By Andrea Shalal-Esa
WASHINGTON (Reuters) - The United States is concerned about China's expanding ability to disrupt the most sensitive U.S. military and intelligence satellites, as Beijing pursues its expanded ambitions in space, according to multiple sources in the U.S. government and outside space experts.
A classified U.S. intelligence assessment completed late last year analyzed China's increasing activities in space and mapped out the growing vulnerability of U.S. satellites that provide secure military communications, warn about enemy missile launches and provide precise targeting coordinates, said the sources, who were not authorized to speak publicly.
"It was a very credible and sobering assessment that is now provoking a lot of activities in different quarters," said one former government official who is familiar with U.S. national security satellite programs.
The intelligence report raised red flags about Beijing's ability to disrupt satellites in higher orbits, which could put the most sensitive U.S. spacecraft at risk, according to the sources. China has already conducted several anti-satellite tests at lower orbital levels in recent years.
Given the heightened concerns, Washington is keeping a watchful eye on Chinese activities that could be used to disrupt U.S. satellites. It is also urging Beijing to avoid a repeat of its January 2007 test that created an enormous amount of "space junk," said one senior defense official.
Details of the latest Chinese moves that have raised U.S. concerns remain classified.
U.S. officials charge that China's anti-satellite activities are part of a major military modernization that has seen Beijing test two new stealth fighters; step up cyber attacks on foreign computer networks; and launch more commercial and military satellites in 2012 than the United States.
China still lags behind the United States in most military fields.
"What we're seeing is a heightened sense in the United States that China is a potential threat and that it has the technology to be a threat if it wishes to," said Jonathan McDowell, with the Harvard-Smithsonian Center for Astrophysics.
"As China becomes a space superpower, and given that it does have a significant military component to its space program, it is inevitable that the U.S. will be concerned about threats to its most valued satellite systems, whether or not China actually intends to deploy such aggressive systems," he said.
CREATING SPACE DEBRIS
Six years ago, on January 11, 2007, China destroyed one of its own defunct weather satellites in low-earth orbit, which created over 10,000 pieces of debris that pose a threat to other spacecraft. A less-destructive test followed on January 11, 2010.
Space experts and U.S. officials say they expect China to continue testing anti-satellite technologies, although they doubt it would repeat the 2007 test, given the massive international outcry it triggered.
Gregory Kulacki, a respected researcher with the Union of Concerned Scientists, reported earlier this month on the group's website that there was "a strong possibility" of a new anti-satellite test by China within the next few weeks.
He said Chinese sources had told him in November that an announcement about an upcoming anti-satellite test had been circulated within the Chinese government, and a high-ranking U.S. defense official confirmed in December that Washington was "very concerned" about an imminent Chinese anti-satellite test.

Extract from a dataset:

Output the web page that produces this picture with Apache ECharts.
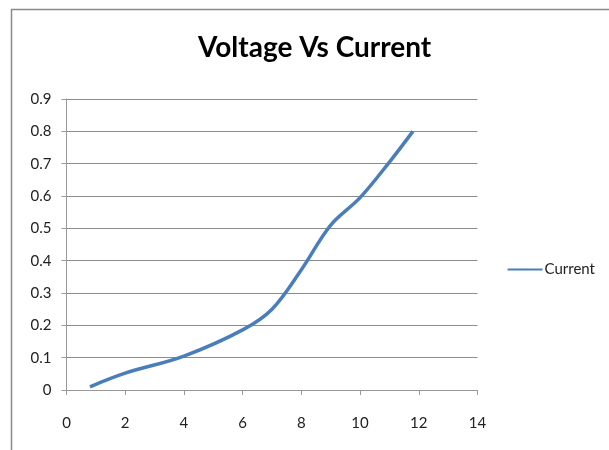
<!DOCTYPE html>
<html><head><meta charset="utf-8">
<script src="https://cdn.jsdelivr.net/npm/echarts@6/dist/echarts.min.js"></script>
<style>html,body{margin:0;padding:0;background:#fff}#c{width:609px;height:450px}</style>
</head><body><div id="c"></div>
<script>
const voltage = [0.8, 2, 4, 6, 7, 8, 9, 10, 11, 11.8];
const current = [0.01, 0.052, 0.105, 0.186, 0.25, 0.372, 0.51, 0.595, 0.705, 0.80];
const xTicks = [0, 14, 2];
const yTicks = [0, 0.9, 0.1];
const seriesName = 'Current';
const titleText = 'Voltage Vs Current';

const chart = echarts.init(document.getElementById('c'));
const font = 'Lato, "Open Sans", sans-serif';
chart.setOption({
  animation: false,
  title: { text: titleText, left: 198, top: 34, padding: 0,
    textStyle: { fontFamily: font, fontWeight: 'bold', fontSize: 28, color: '#000' } },
  graphic: [{ type: 'rect', shape: { x: 11.5, y: 9.5, width: 800, height: 600 },
    style: { fill: 'none', stroke: '#8a8a8a', lineWidth: 1.5 }, silent: true }],
  legend: { right: 9, top: 257, itemWidth: 35, itemHeight: 10, itemGap: 2,
    icon: 'path://M0,4 L35,4 L35,6 L0,6 Z',
    textStyle: { fontFamily: font, fontSize: 15, color: '#222', padding: [0,0,0,-3] },
    data: [seriesName] },
  grid: { left: 66.5, right: 131.5, top: 99, bottom: 60, containLabel: false },
  xAxis: { type: 'value', min: xTicks[0], max: xTicks[1], interval: xTicks[2],
    axisLine: { lineStyle: { color: '#999', width: 1 } },
    axisTick: { show: true, length: 5, lineStyle: { color: '#999' } },
    splitLine: { show: false },
    axisLabel: { margin: 26, fontFamily: font, fontSize: 15, color: '#222' } },
  yAxis: { type: 'value', min: yTicks[0], max: yTicks[1], interval: yTicks[2],
    axisLine: { show: true, lineStyle: { color: '#999', width: 1 } },
    axisTick: { show: true, length: 5, lineStyle: { color: '#999' } },
    splitLine: { show: true, lineStyle: { color: '#8c8c8c', width: 1 } },
    axisLabel: { margin: 15, fontFamily: font, fontSize: 15, color: '#222',
      formatter: v => (Math.round(v*10)/10).toString() } },
  series: [{ name: seriesName, type: 'line', smooth: 0.35, showSymbol: false,
    lineStyle: { color: '#4a7ebb', width: 3.5 }, itemStyle: { color: '#4a7ebb' },
    data: voltage.map((v, i) => [v, current[i]]) }]
});
</script></body></html>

The Chinese Defense Ministry did not respond to emailed queries by Reuters' Beijing office on the question.
The Pentagon said it was aware of reports predicting another test, but declined comment on what it called "intelligence matters."
"We monitor carefully China's military developments and urge China to exhibit greater transparency regarding its capabilities and intentions," said Lieutenant Colonel Monica Matoush.
Sources within the U.S. government and outside experts said there was no immediate evidence pointing to the preparations for the type of satellite or rocket launches used by China for past anti-satellite tests at lower orbits.
But they said Beijing could test its anti-satellite weapons in other ways that would be harder to detect, such as by jamming a satellite's signals from the ground or issuing a powerful electromagnetic pulse from one satellite to disable another.
China could also maneuver two satellites very close together at higher orbits, replicating actions it has already taken in lower orbits in August 2010 and November 2010. Such activities could be used to perform maintenance or test docking capabilities for human spaceflight, but could clearly be used for more destructive purposes as well, they said.
The United States has continued to test its own anti-satellite capabilities. In February 2008, a missile fired from a U.S. Navy cruiser in the north Pacific destroyed an ailing American satellite in orbit.
The U.S. government said the satellite's toxic fuel posed a risk upon re-entry of the earth's atmosphere. Skeptics said the test was a message to China.
Any further anti-satellite test by China would be troubling, especially if it occurred at higher altitudes, said Bruce MacDonald, a former White House official who is now a senior director at the U.S. Institute of Peace.
The United States operates its fleet of Global Positioning System (GPS) satellites in medium earth orbit about 11,000 miles above the surface of the earth, while U.S. military communications and early missile warning satellites are located in geostationary orbit 22,000 miles above the equator.
Brian Weeden, technical adviser for the nonprofit Secure World Foundation and a former Air Force space and missile expert, said a Chinese anti-satellite test at those higher orbits would put U.S. satellites at risk.
"Some critical U.S. assets in that region have been assumed for the most part to be safe from those kind of attacks," he said. "Such tests would signal that they're not."